Et s’ils ne peuvent fournir aux frais d’une poursuitte qui les expose a perdre leur fortune et a quitter leur patrie, si le Chevalier Zeno par son crédit étouffe leur réclamation, et s’il fait juger son billet nul par les allégations de surprise qui sont contenues dans sa déclaration et quil opposera comme faittes au billet même; si enfin après avoir été condamné il se trouve insolvable, qu’y doit supporter tous ces inconveniens si ce n’est la dlle. Duvernet?

Aussi le recours accordé par l’arrêt aux Sieurs Teissier de la Tour et Guiliet contre qui il appartiendra tombe évidemment sur la dlle. duvernet. Cependant quand les S. Teissier de la Tour et Guiliet auront payé 64,000 l.t. a cette fille, qui pourra leur en repondre? On sait trop que les femmes de cette espéce depensent l’argent avec la même facilité qu’elles le gagnent, la Dlle. Duvernet, a peine majeure, a déja fait une faillite!

Ces moyens et plusieurs autres proposés par les S. Teissier de la Tour et Guiliet doivent donc faire casser l’arrêt rendu contr’eux.

Mais un point infiniment important et qu’on se propose de prouver en ce moment, est que l’honneur du corps diplomatique est interressé a faire casser l’arrêt dont il s’agit.

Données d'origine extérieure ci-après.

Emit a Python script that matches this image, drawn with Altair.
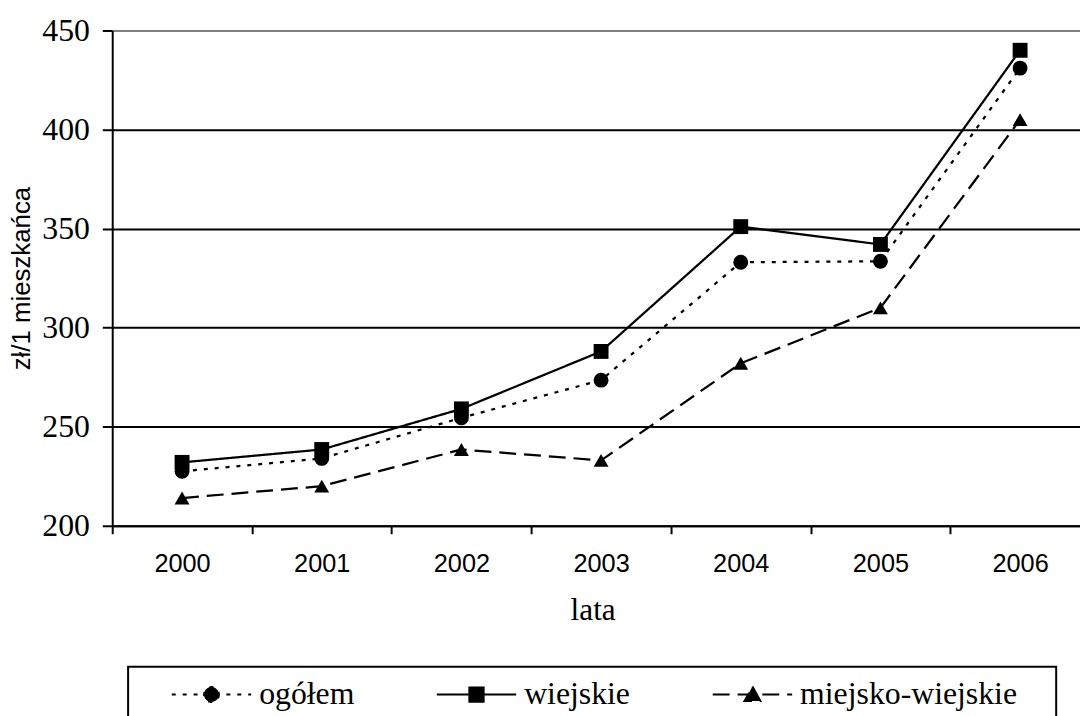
import altair as alt
import pandas as pd

years = ["2000", "2001", "2002", "2003", "2004", "2005", "2006"]
series_names = ["ogółem", "wiejskie", "miejsko-wiejskie"]
ogolem = [227.5, 234, 254.5, 273.5, 333, 333.5, 431]
wiejskie = [232, 238.5, 259, 288, 351, 342, 440]
miejsko_wiejskie = [214, 220, 238.5, 233, 282, 310, 405]
y_ticks = [200, 250, 300, 350, 400, 450]

rows = []
for name, vals in zip(series_names, [ogolem, wiejskie, miejsko_wiejskie]):
    for yr, v in zip(years, vals):
        rows.append({"rok": yr, "wartosc": v, "seria": name})
df = pd.DataFrame(rows)

SERIF = "Liberation Serif, Times New Roman, serif"
SANS = "Liberation Sans, Arial, sans-serif"

dash_range = [[4, 7], [1, 0], [17, 8]]
shape_range = ["circle", "square", "triangle-up"]
legend_paths = [
    "M-4,0H4M0.75,0A0.75,0.75,0,1,1,-0.75,0A0.75,0.75,0,1,1,0.75,0Z",
    "M-4,0H4M-0.72,-0.72H0.72V0.72H-0.72Z",
    "M-4,0H4M0,-0.8L0.8,0.65H-0.8Z",
]

grid_color = {"condition": {"test": "datum.value === 450", "value": "#808080"}, "value": "black"}

x_enc = alt.X(
    "rok:O",
    sort=years,
    scale=alt.Scale(type="band", paddingInner=0, paddingOuter=0, range=[0, 985]),
    axis=alt.Axis(
        title="lata", titleFont=SERIF, titleFontSize=31.5, titleFontWeight="normal",
        titleColor="black", titleBaseline="alphabetic", titleX=484, titleY=94,
        labelFont=SANS, labelFontSize=25.5, labelColor="black", labelAngle=0,
        labelPadding=18, tickSize=8, tickWidth=2, tickColor="black",
        domainColor="black", domainWidth=2, tickBand="extent", grid=False,
    ),
)
y_enc = alt.Y(
    "wartosc:Q",
    scale=alt.Scale(domain=[200, 450], nice=False, zero=False),
    axis=alt.Axis(
        values=y_ticks, title="zł/1 mieszkańca", titleFont=SANS, titleFontSize=26,
        titleFontWeight="normal", titleColor="black", titleAngle=270, titleBaseline="alphabetic",
        titleAlign="center", titleX=-83, titleY=249.5,
        labelFont=SERIF, labelFontSize=32, labelColor="black", labelPadding=13,
        tickSize=10, tickWidth=2, tickColor="black", domainColor="black", domainWidth=2,
        grid=True, gridColor=grid_color, gridWidth=2, gridOpacity=1,
    ),
)

base = alt.Chart(df).encode(x=x_enc, y=y_enc)

lines = base.mark_line(color="black", strokeWidth=2.25).encode(
    strokeDash=alt.StrokeDash("seria:N", scale=alt.Scale(domain=series_names, range=dash_range), legend=None)
)
points = base.mark_point(filled=True, color="black", size=225, opacity=1).encode(
    shape=alt.Shape("seria:N", scale=alt.Scale(domain=series_names, range=shape_range), legend=None)
)

leg = alt.Legend(
    orient="none", legendX=16, legendY=641, direction="horizontal", columns=3,
    title="\u00a0", titleOrient="right", titleFontSize=1, titlePadding=27,
    padding=12, strokeColor="black", columnPadding=51,
    symbolSize=400, symbolStrokeWidth=2, symbolOffset=56, labelOffset=32,
    labelFont=SERIF, labelFontSize=32, labelColor="black", labelLimit=0,
)

legend_layer = base.transform_filter("false").mark_point(
    filled=True, color="black", stroke="black", strokeWidth=2, opacity=1
).encode(
    shape=alt.Shape("seria:N", scale=alt.Scale(domain=series_names, range=legend_paths), legend=leg),
    strokeDash=alt.StrokeDash("seria:N", scale=alt.Scale(domain=series_names, range=dash_range), legend=leg),
)

chart = (
    alt.layer(lines, points, legend_layer)
    .resolve_scale(shape="independent", strokeDash="independent")
    .properties(
        width=975, height=499, background="white",
        autosize=alt.AutoSizeParams(type="none"),
        padding={"left": 105, "top": 20, "right": 0, "bottom": 189},
    )
    .configure_view(stroke=None)
    .configure_legend(strokeWidth=2)
    .configure_axisY(labelFont=SERIF, titleFont=SANS)
    .configure_axisX(labelFont=SANS, titleFont=SERIF)
)

chart.save("out.html", embed_options={"renderer": "svg", "actions": False})
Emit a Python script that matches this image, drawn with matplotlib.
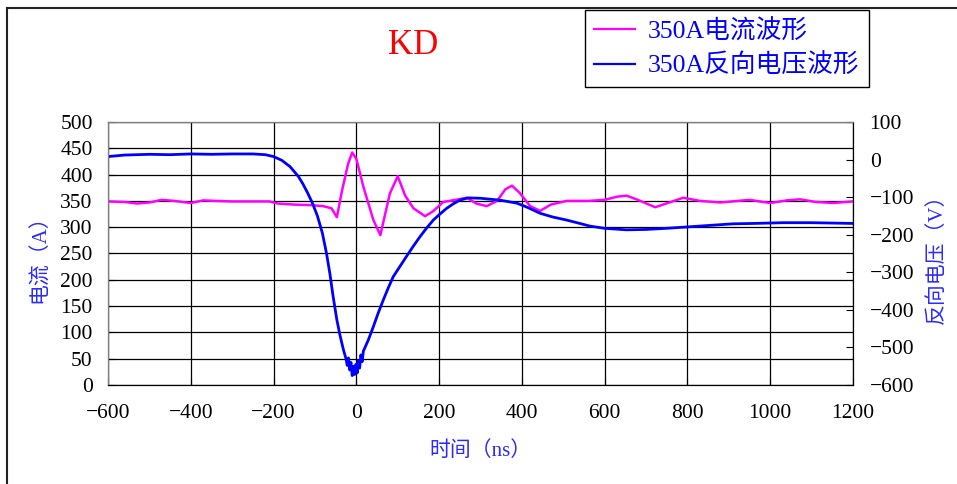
import numpy as np
import matplotlib
matplotlib.use("Agg")
import matplotlib.pyplot as plt
from matplotlib.lines import Line2D
from matplotlib.font_manager import FontProperties

# fontes: números em serifa, texto chinês em Noto CJK
plt.rcParams['font.family'] = ['Liberation Serif', 'Noto Sans CJK SC']
plt.rcParams['axes.unicode_minus'] = True

# corrente (eixo esquerdo, A)
t_i = [-600, -560, -530, -500, -470, -440, -400, -370, -340, -300, -250, -210,
       -190, -150, -110, -80, -60, -47, -35, -20, -10, 0, 17, 41, 58, 81, 100,
       118, 138, 166, 185, 210, 240, 267, 290, 315, 340, 360, 376, 395, 420,
       444, 470, 508, 560, 600, 630, 653, 680, 722, 760, 790, 830, 880, 950,
       1000, 1040, 1072, 1110, 1152, 1200]
i_vals = [349, 348, 345, 347, 352, 350, 346, 351, 350, 349, 349, 349,
          345, 343, 342, 340, 336, 319, 368, 420, 442, 430, 377, 314, 285, 364, 397,
          360, 336, 321, 330, 348, 352, 356, 345, 340, 350, 372, 379, 365, 340,
          331, 343, 350, 350, 352, 358, 360, 352, 338, 348, 356, 350, 347, 352,
          346, 351, 353, 348, 346, 349]

# tensão reversa (eixo direito, V)
t_v = [-600, -560, -500, -450, -400, -350, -300, -250, -220, -200, -180, -160,
       -140, -130, -118, -106, -94, -82, -72, -64, -56, -47, -39, -31,
       -25, -22, -19, -16, -13, -10, -7, -4, -1, 2, 5, 8, 11, 14, 17,
       29, 41, 53, 65, 77, 89, 105, 121, 138, 154, 170, 186, 202, 218, 234,
       250, 270, 300, 347, 388, 415, 444, 475, 508, 540, 564, 600, 653, 700,
       749, 790, 830, 870, 910, 960, 1031, 1100, 1150, 1200]
v_vals = [8, 12, 14, 13, 15, 14, 15, 15, 13, 8, -2, -19,
          -45, -63, -88, -116, -150, -196, -250, -303, -365, -427, -470, -507,
          -530, -548, -528, -560, -540, -575, -550, -572, -545, -568, -535, -555, -520, -538, -510,
          -480, -445, -408, -374, -342, -312, -285, -258, -230, -205, -182, -161, -145, -130, -118,
          -108, -102, -103, -108, -116, -128, -143, -153, -161, -170, -177, -183, -187, -186,
          -183, -180, -177, -174, -171, -170, -168, -168, -169, -170]

x_ticks = [-600, -400, -200, 0, 200, 400, 600, 800, 1000, 1200]

fig = plt.figure(figsize=(9.57, 4.84), dpi=100)
ax = fig.add_axes([108/957, 1 - 385/484, 745/957, 263/484])
ax2 = ax.twinx()

ax.plot(t_i, i_vals, color='#ff00ff', linewidth=1.8)
ax2.plot(t_v, v_vals, color='#0000ff', linewidth=2.0)

ax.set_xlim(-600, 1200)
ax.set_xticks(x_ticks)
ax.set_ylim(0, 500)
ax.set_yticks(np.arange(0, 501, 50))
ax2.set_ylim(-600, 100)
ax2.set_yticks(np.arange(-600, 101, 100))

ax.grid(True, color='black', linewidth=0.9)
ax.set_axisbelow(True)

ax.tick_params(axis='y', direction='in', length=5, labelsize=15.5, pad=11)
ax.tick_params(axis='x', direction='in', length=5, labelsize=15.5, pad=14)
ax2.tick_params(axis='y', direction='in', length=5, labelsize=15.5, pad=12)

for sp in ['left', 'top']:
    ax2.spines[sp].set_color('#808080')
for sp in ['bottom', 'right']:
    ax2.spines[sp].set_color('black')

ax.set_xlabel('时间（ns）', color='#2a2aff', fontsize=15, labelpad=13)
ax.set_ylabel('电流（A）', color='#2a2aff', fontsize=15, labelpad=7)
ax2.set_ylabel('反向电压（V）', color='#2a2aff', fontsize=15, labelpad=9)

fig.text(413/957, 1 - 46/484, 'KD', color='red', fontsize=25, ha='center', va='center')

# legenda fora da área do gráfico
handles = [Line2D([], [], color='#ff00ff', linewidth=1.6),
           Line2D([], [], color='#0000ff', linewidth=1.6)]
leg = fig.legend(handles, ['350A电流波形', '350A反向电压波形'],
                 loc='upper left', bbox_to_anchor=(585/957, 1 - 10/484),
                 prop=FontProperties(family=['Liberation Serif', 'Noto Sans CJK SC'], size=18.5),
                 frameon=True, fancybox=False, edgecolor='black', framealpha=1,
                 handlelength=1.6, handletextpad=0.5, borderpad=0.35, labelspacing=0.4,
                 borderaxespad=0)
leg.get_frame().set_linewidth(1.0)
for txt in leg.get_texts():
    txt.set_color('#0000ff')

# moldura da figura (esquerda e topo)
fig.add_artist(Line2D([7/957, 7/957], [0, 1 - 8/484], color='#222222', linewidth=1.5))
fig.add_artist(Line2D([7/957, 1], [1 - 8/484, 1 - 8/484], color='#222222', linewidth=1.5))

fig.savefig('out.png', dpi=100)
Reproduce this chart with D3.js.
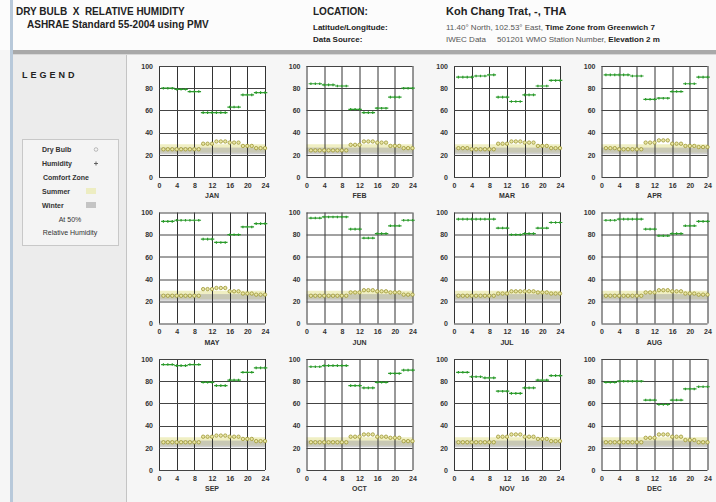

Un membre de ce corps si respectable s’est oublié au point de déchirer un billet de 64,000 l.t. qu’il avoit fait et souscrit; c’est un fait, qui seroit incroyable, s’il n’etoit constaté par les preuves les plus authentiques. Mais enfin, c’est un fait, il n’est pas possible d’en douter.

Or si les S. Teissier de la Tour et Guiliet restoient victimes de ce fait si étonnant la voye seroit ouverte a tous les membres de ce corps qui pourroient se respecter assés peu pour vouloir enrichir des femmes debauchées par la ruine d’un ou de plusieurs citoyens honnêtes.

Sans doute il n’est aucun des membres actuels qui soit assés malheureux pour penser de la sorte; mais puisqu’on a vu des Ministres de la divinité avoir toutes les foiblesses et tous les vices de l’humanité il seroit moins étonnant de voir le representant d’une puissance humaine tomber dans une faute qu’un autre auroit commise avant lui.

Rien n’est si dangereux comme rien n’est si utile que l’exemple.

Si donc on laissoit subsister l’arrêt rendu contre les S. Teissier de la Tour et Guiliet desormais un membre du corps pourroit dire a une femme debauchée,

“Je ne veux ou ne peux pas te donner l’argent que tu exiges de moi; mais voila mon billet, confies le sous recepissé a un homme riche, en le priant de le faire négocier par un Banquier, ce dernier ne manquera pas de venir me le présenter, je le dechireray, je braveray toutes les plaintes en ma qualité d’Ambassadeur et tu te feras payer par les deux Citoyens honnêtes que tu ruineras. S’ils osent resister tu citeras l’arrêt rendu contre les Sieurs Teissier de la Tour et Guiliet et ils n’auront rien a repondre.”

Un tel dessein seroit affreux, il faut en convenir, mais enfin il ne seroit que la conséquence de l’arrêt rendu contre les S. Teissier de la Tour et Guiliet.

C’en est assés surement pour prouver que le corps diplomatique a le plus grand interêt a la cassation de l’arrêt rendu contr’eux.

Il est a la verité un autre moyen encore plus convenable aux principes dont est animé ce corps qui est representant des puissances de l’univers c’est de faire contraindre celui qui a été un de leurs membres a payer le montant du billet qu’il a déchiré même sans éxaminer s’il avoit des allégations fondées pour se dispenser de le payer.

Il doit suffire que la voye quil a employée dans cette occasion soit indigne du caractère sacré dont il étoit revetû, pour l’obliger de reparer sa faute de la maniere la plus authentique.

Mais en attendant quil la repare, deux citoyens honnêtes ne doivent pas être ruinés sans ressource. Il faut donc que l’arrêt soit cassé sur le champ, ou que si la cassation en est differée, l’exécution en soit aussi suspendue.